Member of the House of Keys for Douglas North
- In office 23 September 2021 – 3 August 2026 Serving with David Ashford

Personal details
- Died: 2 August 2026
- Party: Independent

= John Wannenburgh =

Manx politician (died 2026)

John Charles Wannenburgh (died 2 August 2026) was a Manx politician who was a Member of the House of Keys for Douglas North from his election in 2021 until his death in 2026.

== Political career ==
Wannenburgh stood for election at the 2021 Manx General Election in which he contested the constituency of Douglas North. He polled 763 votes (21.6% of the vote share) securing one of the two seats available, being second to David Ashford.

During his tenure as an MHK, Wannenburgh served as Chairman of the Manx Utilities Authority.
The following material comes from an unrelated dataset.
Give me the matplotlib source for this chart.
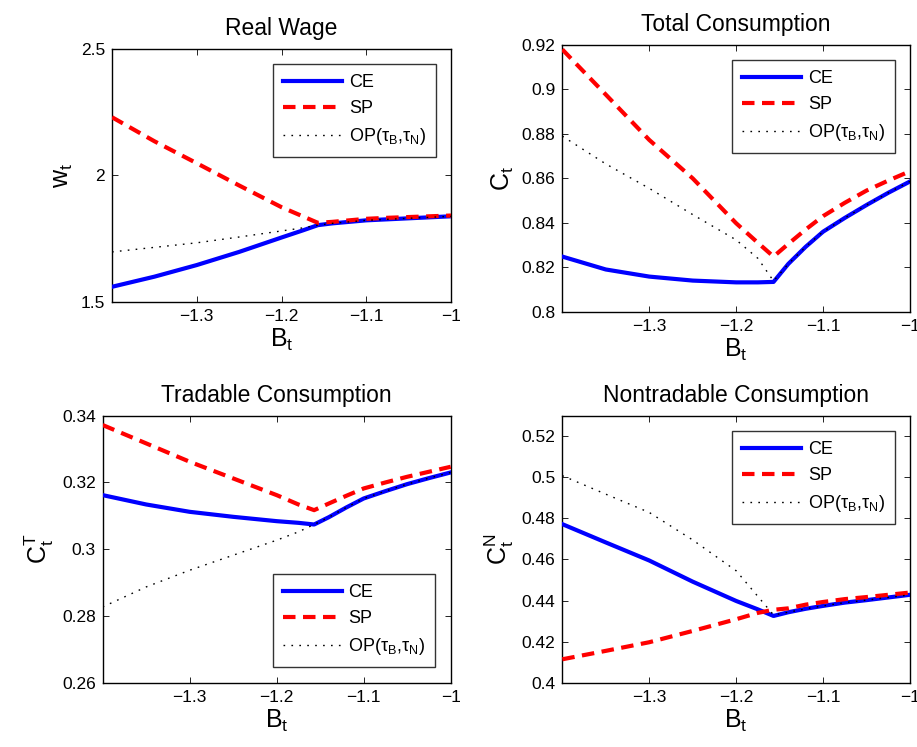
import matplotlib
matplotlib.use("Agg")
import matplotlib.pyplot as plt

plt.rcParams['font.family'] = ['Liberation Sans', 'DejaVu Sans']
plt.rcParams['mathtext.fontset'] = 'custom'
plt.rcParams['mathtext.rm'] = 'Liberation Sans'
plt.rcParams['mathtext.it'] = 'Liberation Sans'
plt.rcParams['mathtext.default'] = 'regular'

# grid of debt levels B_t
B = [-1.4, -1.35, -1.3, -1.25, -1.2, -1.175, -1.157, -1.14, -1.12, -1.1, -1.075, -1.05, -1.025, -1.0]

# Real wage
w_CE = [1.559, 1.599, 1.645, 1.697, 1.754, 1.782, 1.803, 1.810, 1.816, 1.822, 1.826, 1.830, 1.834, 1.838]
w_SP = [2.230, 2.135, 2.048, 1.960, 1.874, 1.838, 1.812, 1.816, 1.822, 1.828, 1.832, 1.835, 1.838, 1.841]
w_OP = [1.697, 1.715, 1.733, 1.756, 1.780, 1.792, 1.803, 1.810, 1.816, 1.822, 1.826, 1.830, 1.834, 1.838]

# Total consumption
c_CE = [0.8248, 0.8190, 0.8158, 0.8140, 0.8132, 0.8132, 0.8134, 0.8215, 0.8292, 0.8360, 0.8422, 0.8480, 0.8535, 0.8586]
c_SP = [0.9180, 0.8977, 0.8773, 0.8600, 0.8398, 0.8310, 0.8248, 0.8305, 0.8370, 0.8430, 0.8490, 0.8545, 0.8590, 0.8632]
c_OP = [0.8790, 0.8665, 0.8555, 0.8437, 0.8323, 0.8240, 0.8138, 0.8215, 0.8292, 0.8360, 0.8422, 0.8480, 0.8535, 0.8586]

# Tradable consumption
cT_CE = [0.3162, 0.3134, 0.3112, 0.3097, 0.3084, 0.3079, 0.3074, 0.3096, 0.3125, 0.3152, 0.3174, 0.3195, 0.3213, 0.3230]
cT_SP = [0.3372, 0.3317, 0.3262, 0.3212, 0.3162, 0.3134, 0.3117, 0.3137, 0.3160, 0.3182, 0.3200, 0.3217, 0.3232, 0.3247]
cT_OP = [0.2827, 0.2887, 0.2937, 0.2982, 0.3027, 0.3052, 0.3074, 0.3096, 0.3125, 0.3152, 0.3174, 0.3195, 0.3213, 0.3230]

# Nontradable consumption
cN_CE = [0.4772, 0.4683, 0.4595, 0.4492, 0.4398, 0.4357, 0.4325, 0.4343, 0.4360, 0.4374, 0.4390, 0.4402, 0.4415, 0.4428]
cN_SP = [0.4114, 0.4155, 0.4197, 0.4252, 0.4309, 0.4340, 0.4355, 0.4362, 0.4380, 0.4393, 0.4407, 0.4417, 0.4428, 0.4439]
cN_OP = [0.5008, 0.4918, 0.4829, 0.4695, 0.4545, 0.4420, 0.4330, 0.4343, 0.4360, 0.4374, 0.4390, 0.4402, 0.4415, 0.4428]

x_ticks = [-1.3, -1.2, -1.1, -1.0]
x_ticklabels = ['\u22121.3', '\u22121.2', '\u22121.1', '\u22121']

panels = [
    dict(title='Real Wage', ylabel='$w_t$', CE=w_CE, SP=w_SP, OP=w_OP,
         ylim=(1.5, 2.5), yticks=[1.5, 2.0, 2.5], yticklabels=['1.5', '2', '2.5'],
         pos=[112/917, 1-301.7/747, 339/917, 252.7/747], loc='upper right'),
    dict(title='Total Consumption', ylabel='$C_t$', CE=c_CE, SP=c_SP, OP=c_OP,
         ylim=(0.8, 0.92), yticks=[0.8, 0.82, 0.84, 0.86, 0.88, 0.9, 0.92],
         yticklabels=['0.8', '0.82', '0.84', '0.86', '0.88', '0.9', '0.92'],
         pos=[562.3/917, 1-311.7/747, 347.7/917, 266.7/747], loc='upper right'),
    dict(title='Tradable Consumption', ylabel='$C^T_t$', CE=cT_CE, SP=cT_SP, OP=cT_OP,
         ylim=(0.26, 0.34), yticks=[0.26, 0.28, 0.3, 0.32, 0.34],
         yticklabels=['0.26', '0.28', '0.3', '0.32', '0.34'],
         pos=[102.7/917, 1-682.7/747, 348/917, 267/747], loc='lower right'),
    dict(title='Nontradable Consumption', ylabel='$C^N_t$', CE=cN_CE, SP=cN_SP, OP=cN_OP,
         ylim=(0.4, 0.53), yticks=[0.4, 0.42, 0.44, 0.46, 0.48, 0.5, 0.52],
         yticklabels=['0.4', '0.42', '0.44', '0.46', '0.48', '0.5', '0.52'],
         pos=[562.3/917, 1-682.7/747, 347.7/917, 267/747], loc='upper right'),
]

fig = plt.figure(figsize=(9.17, 7.47), dpi=100)

for p in panels:
    ax = fig.add_axes(p['pos'])
    ax.plot(B, p['CE'], color='#0000ff', linewidth=3.0, label='CE', zorder=3)
    ax.plot(B, p['SP'], color='#ff0000', linewidth=3.0, dashes=(3, 1.8), label='SP', zorder=4)
    ax.plot(B, p['OP'], color='black', linewidth=1.0, dashes=(1.2, 4.5),
            label=r'OP($\tau_B$,$\tau_N$)', zorder=5)

    ax.set_xlim(-1.4, -1.0)
    ax.set_ylim(*p['ylim'])
    ax.set_xticks(x_ticks)
    ax.set_xticklabels(x_ticklabels)
    ax.set_yticks(p['yticks'])
    ax.set_yticklabels(p['yticklabels'])
    ax.tick_params(direction='in', top=True, right=True, labelsize=12.5,
                   length=4, width=0.6, pad=5)
    for s in ax.spines.values():
        s.set_linewidth(1.0)

    ax.set_title(p['title'], fontsize=16.5, pad=10)
    ax.set_xlabel('$B_t$', fontsize=18, labelpad=2)
    ax.set_ylabel(p['ylabel'], fontsize=18, labelpad=4)

    leg = ax.legend(loc=p['loc'], fontsize=13, frameon=True, fancybox=False,
                    edgecolor='black', handlelength=3.3, borderaxespad=0.85,
                    labelspacing=0.5, handletextpad=0.35, borderpad=0.55)
    leg.get_frame().set_linewidth(1.0)

fig.savefig('out.png', dpi=100)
== Personal life and death ==
Born in Cleethorpes, Lincolnshire, and raised in South Africa, Wannenburgh was educated at Kearsney College and Isle of Man Business School (via John Moores University) gaining a BA (Hons).
He served in the South African Navy from 1984 - 1986.

Prior to his career in politics Wannenburgh was the founder of the Isle of Man Sporting and Dining Club. In this role he hosted dinners attended by numerous celebrities which in turn raised proceeds towards local charities.

Wannenburgh died in his sleep on 2 August 2026.He was survived by his wife Lisa and his three sons.